As consequence, the little boy ended up with a non-reversible brain injury. Doctors soon diagnosed him with cerebral palsy. They predicted the newborn would neither be able to speak nor control his limb movements.
“You know, I’m just a regular guy. I mow my lawn, shovel snow from the driveway, and change the oil in our vehicles. I do the grocery shopping and cook most of our dinners. I’m like any other man in America. Only I got lucky—I have a beautiful son and an activity we can do together, despite his disability. It’s been an incredible journey. I’m not a hero. I’m just a father. And all I did was tie on a pair of running shoes and push my son in his wheelchair.”
Hard times for the Hoyts
The doctors met with the family when little Rick Hoyt was just nine months old. They told them it would be best to place him in a specialized institution. That he would be a burden to them, doomed to be in a practically vegetative state. However, they decided to keep him at home after much thought and countless days of crying. In addition, they also decided that they would treat him as a normal child as much as they could.
For 11 years, the Hoyts lavished all their love and care on little Rick.

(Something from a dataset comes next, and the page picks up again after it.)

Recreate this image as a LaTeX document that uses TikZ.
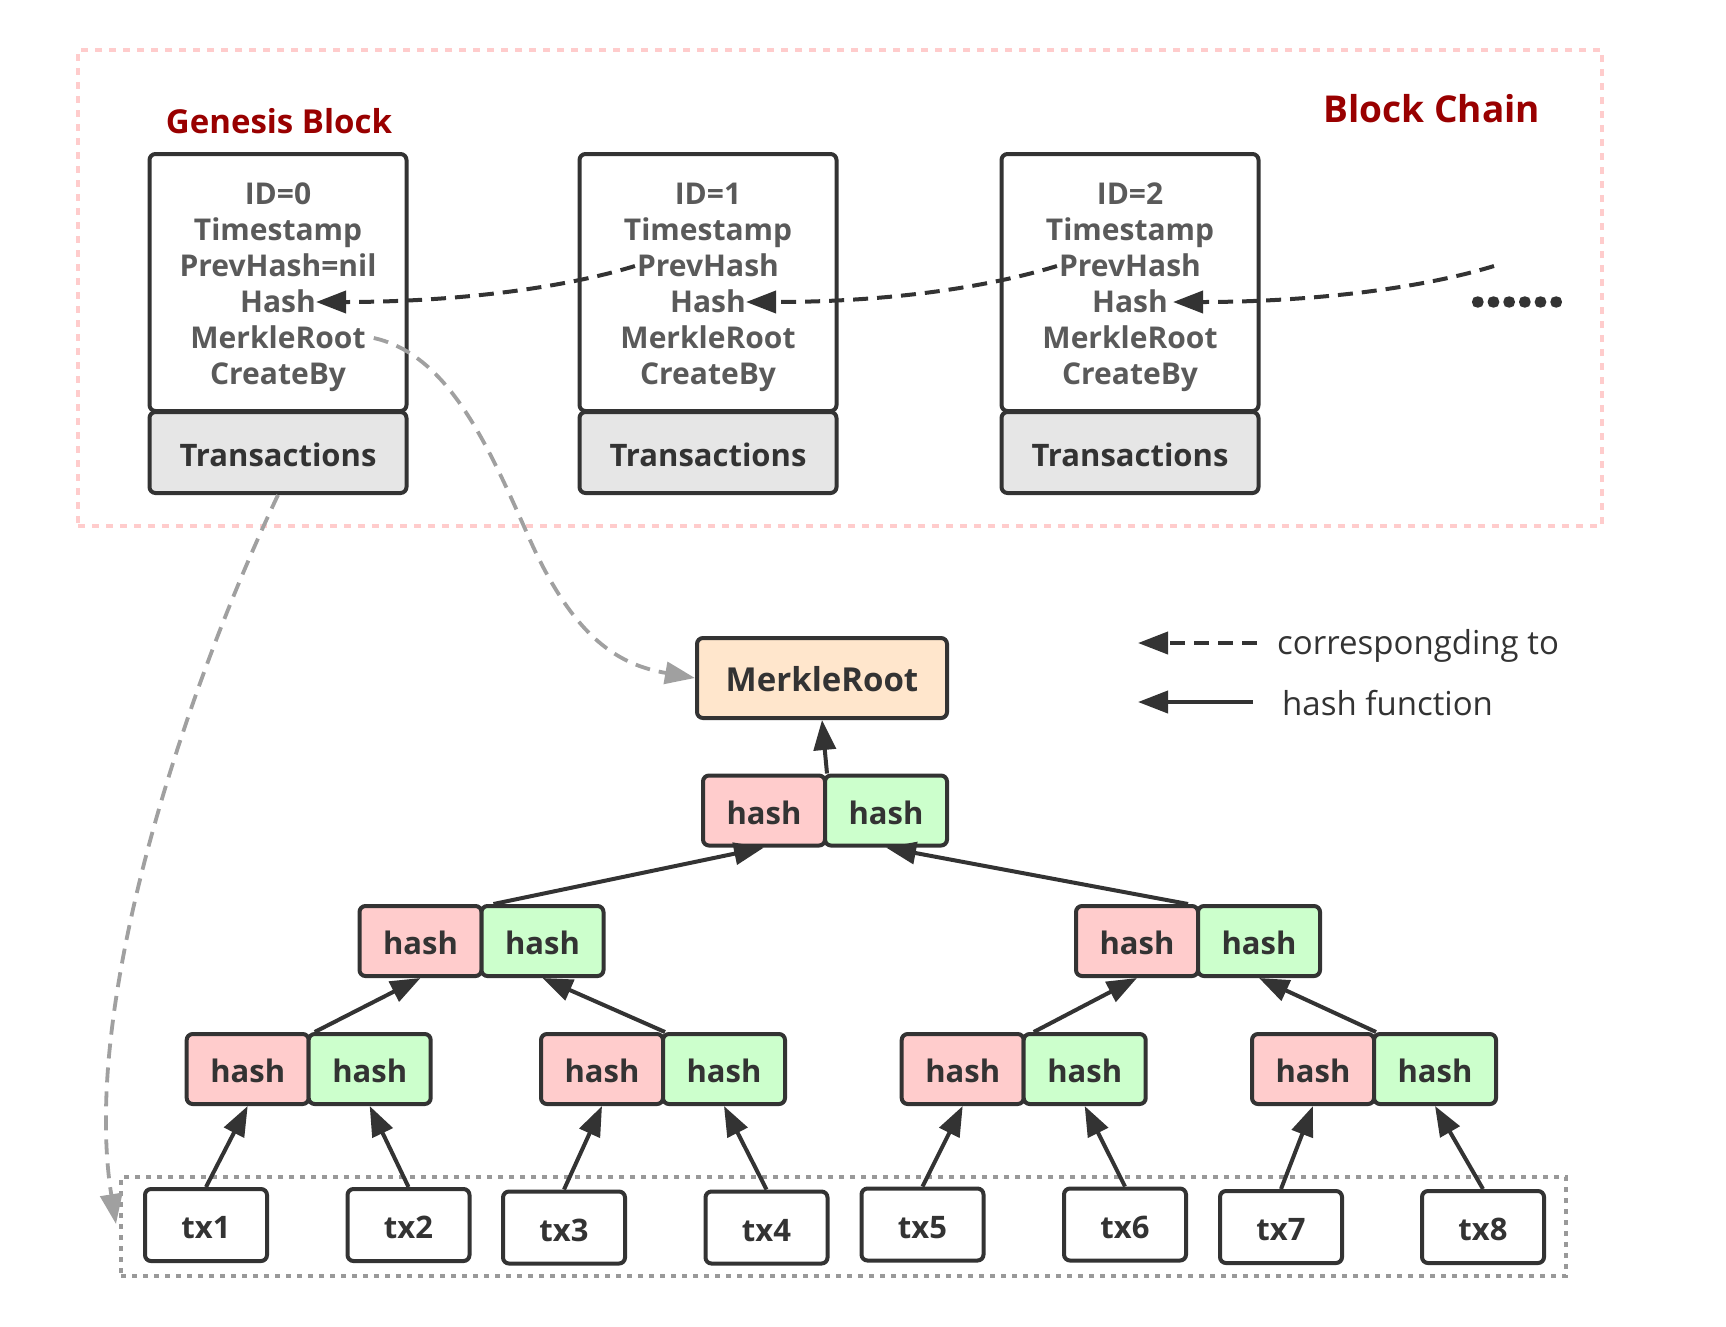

Just as the doctors predicted, he didn’t seem to respond to any environmental stimuli. One day, however, they noticed the boy was following them with his eyes wherever they went. It seemed he also understood much of what they said.
This small gesture filled them with hope and they went to the engineering department of Tufts University. They wanted to know if there was a device or any other way to communicate with the boy. The experts informed them there wasn’t, as the boy had no brain activity. Thus, the parents asked them to tell him a joke and Rick started laughing after they did.
A new path of hope
The boy’s reaction impressed the engineers. Consequently, they set about the task of creating a system so he could communicate using only a small movement of his head. Everything was ready a year later. Everyone was anxious to hear Rick’s first words. To their surprise, he said, “Go Bruins!”, referring to a local field hockey team).

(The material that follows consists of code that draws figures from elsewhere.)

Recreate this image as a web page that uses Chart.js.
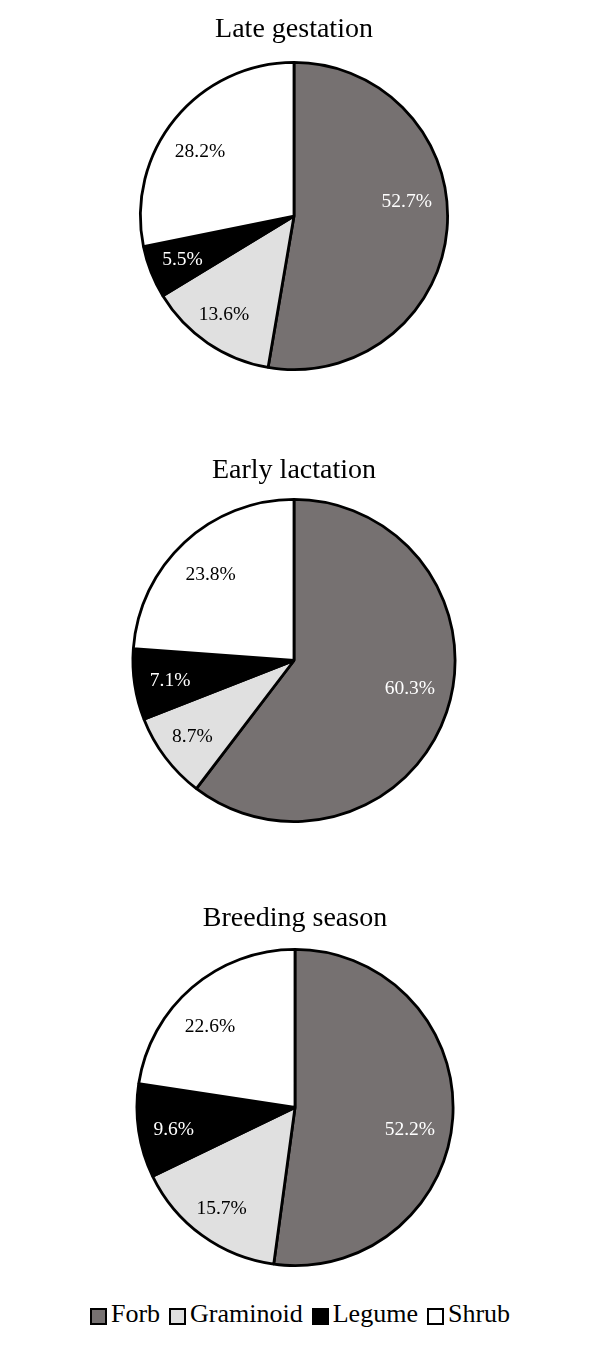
<!DOCTYPE html>
<html>
<head>
<meta charset="utf-8">
<title>Diet composition pies</title>
<script src="https://cdn.jsdelivr.net/npm/chart.js@4.4.1/dist/chart.umd.min.js"></script>
<style>
    body { margin: 0; background: #fff; }
    #page { position: relative; width: 600px; height: 1350px; }
    canvas { position: absolute; left: 0; }
    #legend {
        position: absolute; left: 0; top: 1301px; width: 600px;
        display: flex; justify-content: center; align-items: flex-start;
        font-family: 'Liberation Serif', 'Times New Roman', serif;
        font-size: 26px; line-height: 26px; color: #000;
    }
    .item { display: flex; align-items: flex-start; margin: 0 4.5px; }
    .box { width: 17px; height: 17px; box-sizing: border-box; border: 2px solid #000; margin: 7px 4px 0 0; }
</style>
</head>
<body>
<div id="page">
    <canvas id="pie1" width="600" height="420" style="top:0px"></canvas>
    <canvas id="pie2" width="600" height="450" style="top:420px"></canvas>
    <canvas id="pie3" width="600" height="420" style="top:870px"></canvas>
    <div id="legend"></div>
</div>
<script>
// ---------------------------------------------------------------------------
// Data
// ---------------------------------------------------------------------------
const categories = ['Forb', 'Graminoid', 'Legume', 'Shrub'];
const periods = ['Late gestation', 'Early lactation', 'Breeding season'];
const lateGestation = [52.7, 13.6, 5.5, 28.2];
const earlyLactation = [60.3, 8.7, 7.1, 23.8];
const breedingSeason = [52.2, 15.7, 9.6, 22.6];

// Styles
const sliceColors = ['#767171', '#e0e0e0', '#000000', '#ffffff'];
const labelColors = ['#ffffff', '#000000', '#ffffff', '#000000'];
const labelRadius = [0.74, 0.79, 0.78, 0.74];
const serif = "'Liberation Serif', 'Times New Roman', serif";

// Percent labels inside slices (shift = small angle tweak in degrees, like Excel best fit)
const sliceLabels = {
    id: 'sliceLabels',
    afterDatasetsDraw(chart, args, opts) {
        const ctx = chart.ctx;
        const meta = chart.getDatasetMeta(0);
        const values = chart.data.datasets[0].data;
        const shift = opts.shift || [0, 0, 0, 0];
        ctx.save();
        ctx.font = '19.5px ' + serif;
        ctx.textAlign = 'center';
        ctx.textBaseline = 'middle';
        meta.data.forEach((arc, i) => {
            const p = arc.getProps(['x', 'y', 'startAngle', 'endAngle', 'outerRadius'], true);
            const mid = (p.startAngle + p.endAngle) / 2 + shift[i] * Math.PI / 180;
            const r = p.outerRadius * labelRadius[i];
            ctx.fillStyle = labelColors[i];
            ctx.fillText(values[i].toFixed(1) + '%', p.x + Math.cos(mid) * r, p.y + Math.sin(mid) * r);
        });
        ctx.restore();
    }
};

function makePie(id, title, values, titlePad, pad, shift) {
    return new Chart(document.getElementById(id), {
        type: 'pie',
        data: {
            labels: categories,
            datasets: [{
                data: values,
                backgroundColor: sliceColors,
                borderColor: '#000',
                borderWidth: 2.8
            }]
        },
        options: {
            responsive: false,
            animation: false,
            events: [],
            layout: { padding: pad },
            plugins: {
                legend: { display: false },
                tooltip: { enabled: false },
                title: {
                    display: true,
                    text: title,
                    color: '#000',
                    font: { family: serif, size: 28, weight: 'normal', lineHeight: 1.2 },
                    padding: titlePad
                },
                sliceLabels: { shift: shift }
            }
        },
        plugins: [sliceLabels]
    });
}

makePie('pie1', periods[0], lateGestation, { top: 12.6, bottom: 14.8 },
    { left: 139, right: 151, top: 0, bottom: 49 }, [-12, 1, 0, -5]);
makePie('pie2', periods[1], earlyLactation, { top: 33.6, bottom: 10.8 },
    { left: 131.5, right: 143.5, top: 0, bottom: 47 }, [-5, 0, -1, -1.5]);
makePie('pie3', periods[2], breedingSeason, { top: 31.6, bottom: 12.8 },
    { left: 135, right: 145, top: 0, bottom: 23 }, [7, 0, -2, -6]);

// Shared legend
const legend = document.getElementById('legend');
categories.forEach((name, i) => {
    const item = document.createElement('div');
    item.className = 'item';
    const box = document.createElement('span');
    box.className = 'box';
    box.style.background = sliceColors[i];
    const text = document.createElement('span');
    text.textContent = name;
    item.appendChild(box);
    item.appendChild(text);
    legend.appendChild(item);
});
</script>
</body>
</html>
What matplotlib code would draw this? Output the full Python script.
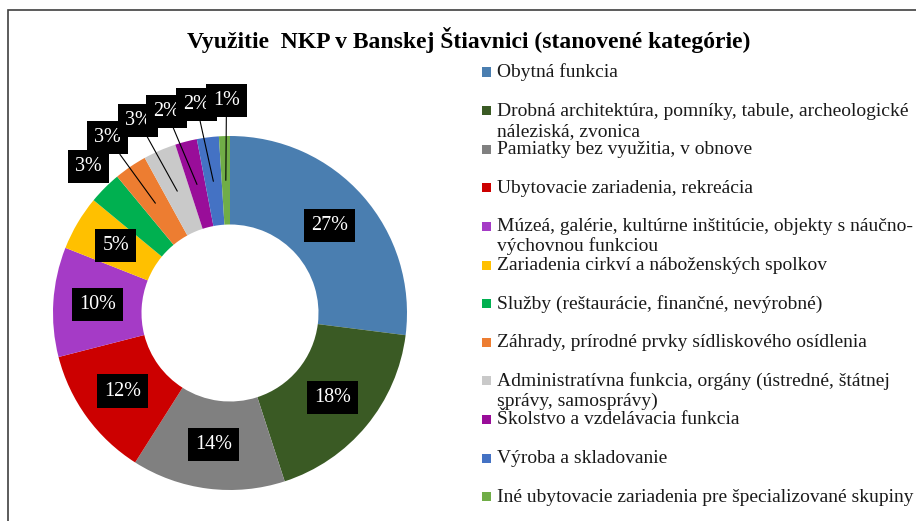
import numpy as np
import matplotlib.pyplot as plt
from matplotlib.patches import Rectangle

W, H = 916, 521

categories = [
    "Obytná funkcia",
    "Drobná architektúra, pomníky, tabule, archeologické\nnáleziská, zvonica",
    "Pamiatky bez využitia, v obnove",
    "Ubytovacie zariadenia, rekreácia",
    "Múzeá, galérie, kultúrne inštitúcie, objekty s náučno-\nvýchovnou funkciou",
    "Zariadenia cirkví a náboženských spolkov",
    "Služby (reštaurácie, finančné, nevýrobné)",
    "Záhrady, prírodné prvky sídliskového osídlenia",
    "Administratívna funkcia, orgány (ústredné, štátnej\nsprávy, samosprávy)",
    "Školstvo a vzdelávacia funkcia",
    "Výroba a skladovanie",
    "Iné ubytovacie zariadenia pre špecializované skupiny",
]
values = [27, 18, 14, 12, 10, 5, 3, 3, 3, 2, 2, 1]
colors = ["#4a7eb0", "#3a5a24", "#808080", "#cc0000", "#a53bc6", "#ffc000",
          "#00b050", "#ed7d31", "#c9c9c9", "#990d99", "#4472c4", "#70ad47"]

# label offsets for the small slices (in radius units), None = inside ring
outside_pos = [None, None, None, None, None, None,
               (-0.80, 0.83), (-0.69, 0.99), (-0.52, 1.09),
               (-0.36, 1.14), (-0.19, 1.18), (-0.02, 1.20)]
has_leader = [False] * 6 + [False, True, True, True, True, True]

plt.rcParams['font.family'] = ['Liberation Serif', 'DejaVu Serif']

fig = plt.figure(figsize=(W / 100, H / 100), dpi=100)

def fx(x):
    return x / W

def fy(y):
    return 1 - y / H

# chart border (only left and top visible)
fig.patches.append(Rectangle((fx(8), fy(560)), fx(1000), fy(10) - fy(560),
                             transform=fig.transFigure, fill=False,
                             ec="#404040", lw=1.2))

fig.text(fx(469), fy(40), "Využitie  NKP v Banskej Štiavnici (stanovené kategórie)",
         ha="center", va="center", fontsize=17, fontweight="bold")

# donut axes: center (230, 313) px, radius 177 px
R = 177
scale = 1.35
side = 2 * R * scale
ax = fig.add_axes([fx(230 - side / 2), fy(313 + side / 2), side / W, side / H])

wedges, _ = ax.pie(values, colors=colors, startangle=90, counterclock=False,
                   radius=1.0, wedgeprops=dict(width=0.5, edgecolor="none"))
ax.set_xlim(-scale, scale)
ax.set_ylim(-scale, scale)
ax.set_aspect("equal")
ax.axis("off")

for i, w in enumerate(wedges):
    ang = np.deg2rad((w.theta1 + w.theta2) / 2)
    mid = (0.75 * np.cos(ang), 0.75 * np.sin(ang))
    box = dict(boxstyle="square,pad=0.35", fc="black", ec="none")
    txt = f"{values[i]}%"
    if outside_pos[i] is None:
        ax.text(mid[0], mid[1], txt, ha="center", va="center", color="white",
                fontsize=14.5, bbox=box)
    elif has_leader[i]:
        ax.annotate(txt, xy=mid, xytext=outside_pos[i], ha="center", va="center",
                    color="white", fontsize=14.5, bbox=box,
                    arrowprops=dict(arrowstyle="-", color="black", lw=0.8,
                                    shrinkA=0, shrinkB=0))
    else:
        ax.text(outside_pos[i][0], outside_pos[i][1], txt, ha="center", va="center",
                color="white", fontsize=14.5, bbox=box)

# legend, evenly spaced rows (long labels overflow into the next row)
y0, dy = 72, 38.6
for i, (lab, c) in enumerate(zip(categories, colors)):
    y = y0 + i * dy
    fig.patches.append(Rectangle((fx(482), fy(y + 4.5)), 9 / W, 9 / H,
                                 transform=fig.transFigure, fc=c, ec="none"))
    for k, line in enumerate(lab.split("\n")):
        fig.text(fx(497), fy(y + 5 + k * 20), line, ha="left", va="baseline",
                 fontsize=14, color="#1a1a1a")

fig.savefig("out.png", dpi=100)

A new era began for the Hoyts. Everyone was thrilled about being able to communicate with Rick. They were even more delighted when they noticed he was active and responsive. He wanted to be involved in everything. Then, one of his teachers became paralyzed, so people organized a race to raise money for his treatment. Rick said he wanted to participate as he just needed to help this person who had fallen from grace.
The miracle of the Hoyts
The father agreed to enter the race alongside his son. The boy was in a wheelchair and Dick pushed him. At first, it was quite a challenge as the demands were high. In fact, it seemed impossible to overcome the obstacles along the way. However, the only goal was to not finish last and they didn’t. Rick had a big smile on his lips when they crossed the finish line.
Later, Rick told his father something the man would never forget: “I felt like I wasn’t disabled”. He wanted to experience that feeling of crossing the finish line many more times. In 1979, Rick and Dick, Team Hoyt, competed in the Boston Marathon.
A couple of years later, they decided to try a triathlon. There was just one problem: the father couldn’t swim. The solution? Learn to do so. Dick learned to swim almost at the age of 50 just to be able to compete with his son. The challenge this time would be to push his son in a boat to complete the competition in the water. Of course, Rick was rather happy about participating in this new event. He always has a huge smile on his face whenever he crosses the finish line, even if he’s the last one.
The Hoyts have participated in 66 different marathons to this day and have completed 975 other events. Rick is now a graduate of Boston University who adores his father as much as his father adores him. He’s a cheerful person who likes to joke around. As if that wasn’t amazing enough, he’s now independent and happy, in his own words.